Sister Eileen was a scary broad. She was an old-school disciplinarian, but somehow, I managed to avoid her wrath (thank God for that small harbor—I seemed to piss off a lot of other teachers…Miss Salome? I apologize to you, too). Instead of scaring me, though, she gave me some responsibilities that really built me up. One day in science she was going to show a filmstrip about the natural world. It was accompanied by Cat Stevens’ song, Morning Has Broken. I was hesitant to do it since I was going to have to interpret the song in order to move the slides. That was my first experience with her stealth catechesis. “You’ll figure it out,” she said, and walked away. When I finished, she thanked me for doing a good job.
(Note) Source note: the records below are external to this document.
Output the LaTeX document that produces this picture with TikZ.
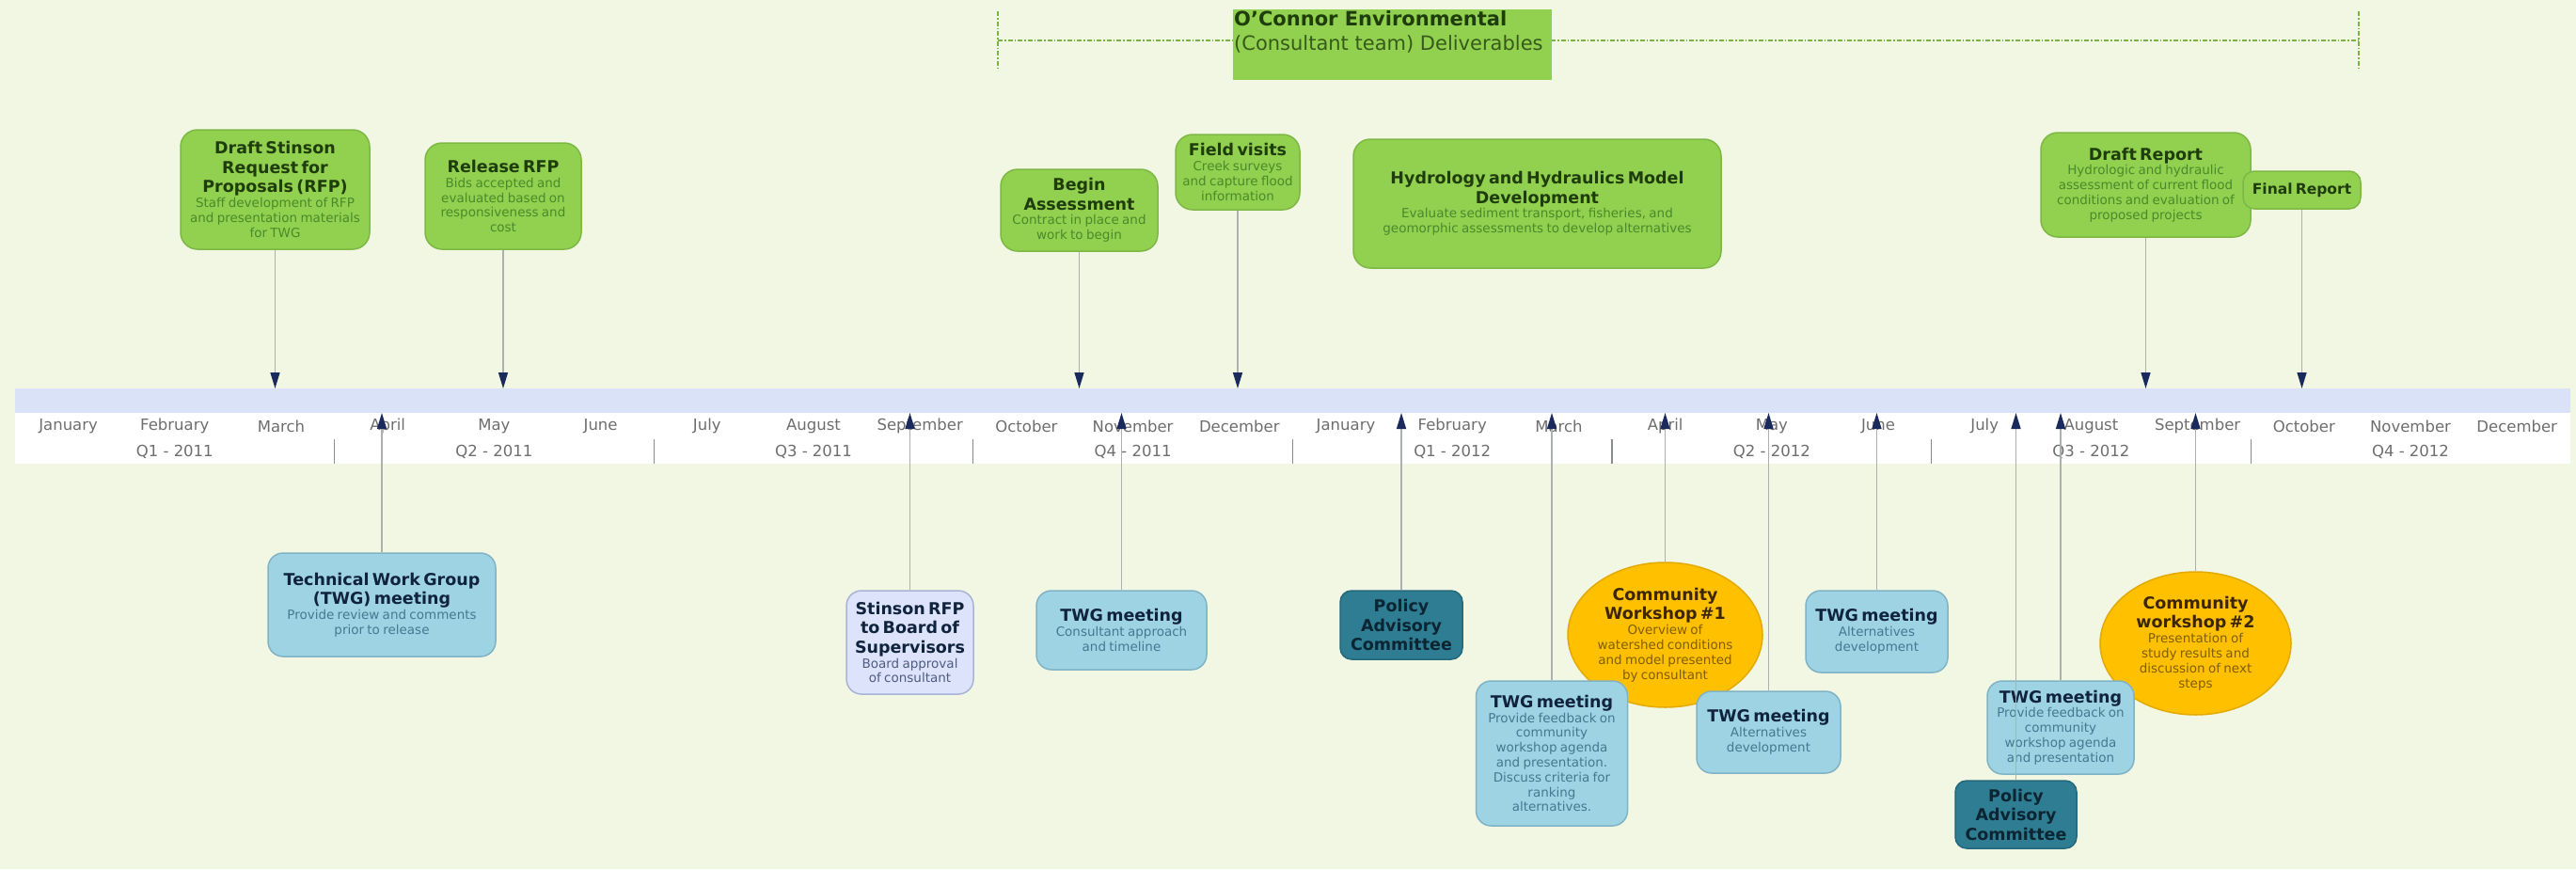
\documentclass[tikz,border=0pt]{standalone}
\usepackage{fontspec}
\setmainfont{DejaVu Sans}
\usetikzlibrary{shapes.geometric}
\usetikzlibrary{arrows.meta}
\definecolor{bgc}{HTML}{F2F7E4}
\definecolor{bandc}{HTML}{DAE2F8}
\definecolor{greenf}{HTML}{92D050}
\definecolor{greenb}{HTML}{7DB845}
\definecolor{greent}{HTML}{1F3D0C}
\definecolor{greend}{HTML}{4A8A2A}
\definecolor{bluef}{HTML}{9ED3E4}
\definecolor{blueb}{HTML}{80B3C5}
\definecolor{bluet}{HTML}{10233D}
\definecolor{blued}{HTML}{44798F}
\definecolor{lavf}{HTML}{DDE3FA}
\definecolor{lavb}{HTML}{A9B3D6}
\definecolor{lavd}{HTML}{4E5C80}
\definecolor{tealf}{HTML}{2E7D92}
\definecolor{tealb}{HTML}{24687A}
\definecolor{tealt}{HTML}{0C2533}
\definecolor{orf}{HTML}{FFC000}
\definecolor{orb}{HTML}{E3AA00}
\definecolor{ort}{HTML}{3B2600}
\definecolor{ord}{HTML}{7F5F00}
\definecolor{arrowc}{HTML}{1B2A5C}
\definecolor{linec}{HTML}{ADB1AD}
\definecolor{monthc}{HTML}{6E6E6E}
\tikzset{>={Triangle[width=10pt,length=17pt,color=arrowc]}}
\newcommand{\tlfont}{\fontsize{17.5}{20.5}\selectfont\bfseries}
\newcommand{\dsfont}{\fontsize{13.5}{15.8}\selectfont}
\newcommand{\mofont}{\fontsize{16.5}{19}\selectfont}

\begin{document}
\begin{tikzpicture}[x=1pt,y=-1pt]
  \tikzstyle{dnode} = [draw=greenb, fill=greenf, line width=1.5pt, rounded corners=18pt, align=center, inner sep=0pt, text=greent]
  \tikzstyle{mnode} = [draw=blueb, fill=bluef, line width=1.5pt, rounded corners=16pt, align=center, inner sep=0pt, text=bluet]
  \tikzstyle{snode} = [draw=lavb, fill=lavf, line width=1.5pt, rounded corners=16pt, align=center, inner sep=0pt, text=bluet]
  \tikzstyle{anode} = [draw=tealb, fill=tealf, line width=1.5pt, rounded corners=12pt, align=center, inner sep=0pt, text=tealt]
  \tikzstyle{wnode} = [draw=orb, fill=orf, line width=1.5pt, ellipse, align=center, inner sep=0pt, text=ort]
  \tikzstyle{month} = [text=monthc, font=\mofont, inner sep=0pt]
  \tikzstyle{conn} = [draw=linec, line width=1.4pt]
  \tikzstyle{sepl} = [draw=linec!80!black, line width=1.2pt]
  \tikzstyle{hline} = [draw=greenf!85!black, line width=1.5pt, dash pattern=on 5pt off 2pt on 1.5pt off 2pt]

  \useasboundingbox (0,0) rectangle (2739,924);
  \fill[bgc] (0,0) rectangle (2739,924);

  % deliverables header
  \draw[hline] (1061,43) -- (2508,43);
  \draw[hline] (1061,12) -- (1061,75);
  \draw[hline] (2508,12) -- (2508,75);
  \node[fill=greenf, minimum width=339, minimum height=75, anchor=north west, inner sep=0pt] (hdr) at (1311,10) {};
  \node[anchor=north west, align=left, inner sep=1pt, font=\fontsize{21}{26}\selectfont] (hdrtxt) at (hdr.north west) {\textbf{\color{greent}O'Connor Environmental}\\{\color{greent!80!greenf}(Consultant team) Deliverables}};

  % time band
  \fill[bandc] (16,413) rectangle (2733,439);
  \fill[white] (16,439) rectangle (2733,493);
  \coordinate (bandtop) at (0,413);
  \coordinate (bandbot) at (0,439);

  \node[month] (m1) at (72.6,453) {January};
  \node[month] (m2) at (185.8,453) {February};
  \node[month] (m3) at (299.0,453) {March};
  \node[month] (m4) at (412.2,453) {April};
  \node[month] (m5) at (525.4,453) {May};
  \node[month] (m6) at (638.6,453) {June};
  \node[month] (m7) at (751.8,453) {July};
  \node[month] (m8) at (865.0,453) {August};
  \node[month] (m9) at (978.2,453) {September};
  \node[month] (m10) at (1091.4,453) {October};
  \node[month] (m11) at (1204.6,453) {November};
  \node[month] (m12) at (1317.8,453) {December};
  \node[month] (m13) at (1431.0,453) {January};
  \node[month] (m14) at (1544.2,453) {February};
  \node[month] (m15) at (1657.4,453) {March};
  \node[month] (m16) at (1770.6,453) {April};
  \node[month] (m17) at (1883.8,453) {May};
  \node[month] (m18) at (1997.0,453) {June};
  \node[month] (m19) at (2110.2,453) {July};
  \node[month] (m20) at (2223.4,453) {August};
  \node[month] (m21) at (2336.6,453) {September};
  \node[month] (m22) at (2449.8,453) {October};
  \node[month] (m23) at (2563.0,453) {November};
  \node[month] (m24) at (2676.2,453) {December};

  \node[month] (q1) at (185.8,480) {Q1 - 2011};
  \node[month] (q2) at (525.4,480) {Q2 - 2011};
  \node[month] (q3) at (865.0,480) {Q3 - 2011};
  \node[month] (q4) at (1204.6,480) {Q4 - 2011};
  \node[month] (q5) at (1544.2,480) {Q1 - 2012};
  \node[month] (q6) at (1883.8,480) {Q2 - 2012};
  \node[month] (q7) at (2223.4,480) {Q3 - 2012};
  \node[month] (q8) at (2563.0,480) {Q4 - 2012};

  \draw[sepl] (355.6,467) -- (355.6,493);
  \draw[sepl] (695.2,467) -- (695.2,493);
  \draw[sepl] (1034.8,467) -- (1034.8,493);
  \draw[sepl] (1374.4,467) -- (1374.4,493);
  \draw[sepl] (1714.0,467) -- (1714.0,493);
  \draw[sepl] (2053.6,467) -- (2053.6,493);
  \draw[sepl] (2393.2,467) -- (2393.2,493);

  % consultant deliverables (above)
  \node[dnode, minimum width=201, minimum height=127, text width=201] (dstinson) at (292.5,201.5) {{\tlfont Draft Stinson\\Request for\\Proposals (RFP)\par}{\dsfont\color{greend}Staff development of RFP\\and presentation materials\\for TWG\par}};
  \node[dnode, minimum width=166, minimum height=113, text width=166] (rrfp) at (535,208.5) {{\tlfont Release RFP\par}{\dsfont\color{greend}Bids accepted and\\evaluated based on\\responsiveness and\\cost\par}};
  \node[dnode, minimum width=167, minimum height=87, text width=167] (bassess) at (1147.5,223.5) {{\tlfont Begin\\Assessment\par}{\dsfont\color{greend}Contract in place and\\work to begin\par}};
  \node[dnode, minimum width=132, minimum height=80, text width=132] (fvisits) at (1316,183) {{\tlfont Field visits\par}{\dsfont\color{greend}Creek surveys\\and capture flood\\information\par}};
  \node[dnode, minimum width=391, minimum height=137, text width=391] (hydro) at (1634.5,216.5) {{\tlfont Hydrology and Hydraulics Model\\Development\par}{\dsfont\color{greend}Evaluate sediment transport, fisheries, and\\geomorphic assessments to develop alternatives\par}};
  \node[dnode, minimum width=223, minimum height=111, text width=223] (dreport) at (2281.5,196.5) {{\tlfont Draft Report\par}{\dsfont\color{greend}Hydrologic and hydraulic\\assessment of current flood\\conditions and evaluation of\\proposed projects\par}};
  \node[dnode, rounded corners=12pt, minimum width=125, minimum height=40, text width=125] (freport) at (2447.5,202) {{\fontsize{15.5}{18}\selectfont\bfseries Final Report\par}};

  % meetings and workshops (below)
  \node[mnode, minimum width=242, minimum height=110, text width=242] (twgtech) at (406,643) {{\tlfont Technical Work Group\\(TWG) meeting\par}{\dsfont\color{blued}Provide review and comments\\prior to release\par}};
  \node[snode, minimum width=135, minimum height=110, text width=135] (stbos) at (967.5,683) {{\tlfont Stinson RFP\\to Board of\\Supervisors\par}{\dsfont\color{lavd}Board approval\\of consultant\par}};
  \node[mnode, minimum width=181, minimum height=84, text width=181] (twgcons) at (1192.5,670) {{\tlfont TWG meeting\par}{\dsfont\color{blued}Consultant approach\\and timeline\par}};
  \node[anode, minimum width=130, minimum height=73, text width=130] (pac1) at (1490,664.5) {{\tlfont Policy\\Advisory\\Committee\par}};
  \node[wnode, minimum width=207, minimum height=154, text width=145] (cw1) at (1770.5,675) {{\tlfont Community\\Workshop \#1\par}{\dsfont\color{ord}Overview of\\watershed conditions\\and model presented\\by consultant\par}};
  \node[mnode, minimum width=161, minimum height=154, text width=161] (twgfb1) at (1650,801) {{\tlfont TWG meeting\par}{\dsfont\color{blued}Provide feedback on\\community\\workshop agenda\\and presentation.\\Discuss criteria for\\ranking\\alternatives.\par}};
  \node[mnode, minimum width=153, minimum height=87, text width=153] (twgalt1) at (1880.5,778.5) {{\tlfont TWG meeting\par}{\dsfont\color{blued}Alternatives\\development\par}};
  \node[mnode, minimum width=151, minimum height=87, text width=151] (twgalt2) at (1995.5,671.5) {{\tlfont TWG meeting\par}{\dsfont\color{blued}Alternatives\\development\par}};
  \node[wnode, minimum width=203, minimum height=152, text width=140] (cw2) at (2334.5,684) {{\tlfont Community\\workshop \#2\par}{\dsfont\color{ord}Presentation of\\study results and\\discussion of next\\steps\par}};
  \node[mnode, minimum width=156, minimum height=99, text width=156] (twgfb2) at (2191,773.5) {{\tlfont TWG meeting\par}{\dsfont\color{blued}Provide feedback on\\community\\workshop agenda\\and presentation\par}};
  \node[anode, minimum width=129, minimum height=72, text width=129] (pac2) at (2143.5,866) {{\tlfont Policy\\Advisory\\Committee\par}};

  % connectors
  \draw[conn,->] (dstinson.south) -- (dstinson.south |- bandtop);
  \draw[conn,->] (rrfp.south) -- (rrfp.south |- bandtop);
  \draw[conn,->] (bassess.south) -- (bassess.south |- bandtop);
  \draw[conn,->] (fvisits.south) -- (fvisits.south |- bandtop);
  \draw[conn,->] (dreport.south) -- (dreport.south |- bandtop);
  \draw[conn,->] (freport.south) -- (freport.south |- bandtop);

  \draw[conn,->] (twgtech.north) -- (twgtech.north |- bandbot);
  \draw[conn,->] (stbos.north) -- (stbos.north |- bandbot);
  \draw[conn,->] (twgcons.north) -- (twgcons.north |- bandbot);
  \draw[conn,->] (pac1.north) -- (pac1.north |- bandbot);
  \draw[conn,->] (twgfb1.north) -- (twgfb1.north |- bandbot);
  \draw[conn,->] (cw1.north) -- (cw1.north |- bandbot);
  \draw[conn,->] (twgalt1.north) -- (twgalt1.north |- bandbot);
  \draw[conn,->] (twgalt2.north) -- (twgalt2.north |- bandbot);
  \draw[conn,->] (pac2.north) -- (pac2.north |- bandbot);
  \draw[conn,->] (twgfb2.north) -- (twgfb2.north |- bandbot);
  \draw[conn,->] (cw2.north) -- (cw2.north |- bandbot);
\end{tikzpicture}
\end{document}
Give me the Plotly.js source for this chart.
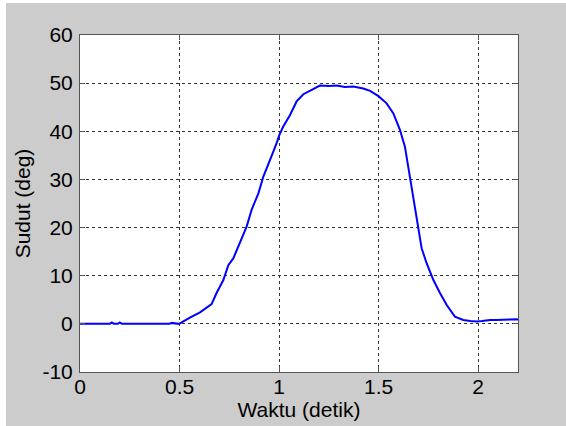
<!DOCTYPE html>
<html>
<head>
<meta charset="utf-8">
<script src="https://cdn.plot.ly/plotly-3.0.1.min.js"></script>
<style>
  html, body { margin: 0; padding: 0; background: #ffffff; }
  #chart { position: absolute; left: 6px; top: 3px; width: 560px; height: 423px; }
</style>
</head>
<body>
<div id="chart"></div>
<script>
// Time (s) and angle (deg) read from the reference picture
const waktu = [0, 0.15, 0.16, 0.17, 0.19, 0.20, 0.21, 0.45, 0.46, 0.497, 0.552, 0.603, 0.661, 0.686,
  0.720, 0.745, 0.770, 0.804, 0.837, 0.862, 0.896, 0.921, 0.946, 0.971, 0.988, 1.001, 1.021,
  1.055, 1.088, 1.122, 1.164, 1.205, 1.25, 1.289, 1.33, 1.373, 1.423, 1.457, 1.499, 1.540,
  1.574, 1.607, 1.632, 1.657, 1.674, 1.691, 1.716, 1.741, 1.775, 1.808, 1.842, 1.883,
  1.925, 1.96, 1.992, 2.02, 2.059, 2.09, 2.126, 2.16, 2.193, 2.2];
const sudut = [0, 0, 0.3, 0, 0, 0.3, 0, 0, 0.2, 0, 1.3, 2.4, 4.1, 6.4,
  9.1, 12.2, 13.6, 17.1, 20.2, 23.7, 27.1, 30.6, 33.4, 35.8, 37.6, 39.2, 41.0,
  43.4, 46.2, 47.7, 48.6, 49.5, 49.4, 49.5, 49.2, 49.3, 48.9, 48.4, 47.3, 45.8,
  43.7, 40.3, 36.8, 30.6, 25.7, 21.6, 15.7, 12.6, 9.1, 6.4, 3.9, 1.5,
  0.8, 0.6, 0.5, 0.6, 0.8, 0.8, 0.9, 0.9, 0.95, 0.9];
const xTicks = [0, 0.5, 1, 1.5, 2];
const xTickText = ['0', '0.5', '1', '1.5', '2'];
const yTicks = [-10, 0, 10, 20, 30, 40, 50, 60];
const yTickText = ['-10', '0', '10', '20', '30', '40', '50', '60'];

const font = {family: 'Liberation Sans, Arial, sans-serif', size: 21, color: '#000000'};

const trace = {
  x: waktu, y: sudut, type: 'scatter', mode: 'lines',
  line: {color: '#0000ff', width: 2},
  hoverinfo: 'none'
};

const axisCommon = {
  showline: true, linecolor: '#555555', linewidth: 1, mirror: 'ticks',
  ticks: 'inside', ticklen: 5, tickcolor: '#555555', tickwidth: 1,
  showgrid: true, gridcolor: '#333333', gridwidth: 1, griddash: '3px,3px',
  zeroline: false, tickfont: font
};

const layout = {
  width: 560, height: 423,
  margin: {l: 74, r: 48, t: 32, b: 54},
  paper_bgcolor: '#cccccc', plot_bgcolor: '#ffffff',
  showlegend: false,
  font: font,
  xaxis: Object.assign({}, axisCommon, {
    range: [0, 2.2], tickvals: xTicks, ticktext: xTickText,
    title: {text: 'Waktu (detik)', font: font, standoff: 5},
    ticklabelstandoff: -4
  }),
  yaxis: Object.assign({}, axisCommon, {
    range: [-10, 60], tickvals: yTicks, ticktext: yTickText,
    title: {text: 'Sudut (deg)', font: font, standoff: 6},
    ticklabelstandoff: 2
  })
};

Plotly.newPlot('chart', [trace], layout, {staticPlot: true, displayModeBar: false});
</script>
</body>
</html>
Later, Sister Eileen found out that I was taking guitar lessons, and immediately assigned me to play the guitar at class Masses. I loved playing the guitar – I still don’t like to sing in front of people. She would hear none of that. I played at all the Masses. Yes, Sister. Right before graduation, she invited me to the convent to pick up something she had for me. I was flabbergasted when she gave me a beautiful gift – Sister Mary Margaret’s ukulele. Sister Eileen said she didn’t play any instruments, and thought I would like it. Like it? I’ve treasured it for over 30 years. I still have that ukulele, and it has been a source of joy for me. She singled me out for such a gift, not realizing that she had given me a greater one.
Each of these women live in me. I learned much more than science or Language Arts from them. I learned how to be a student. I learned how to be a teacher. I learned how to be a woman. And I learned that I am a valued child of God, with my own unique gifts, with my own unique place in His plan.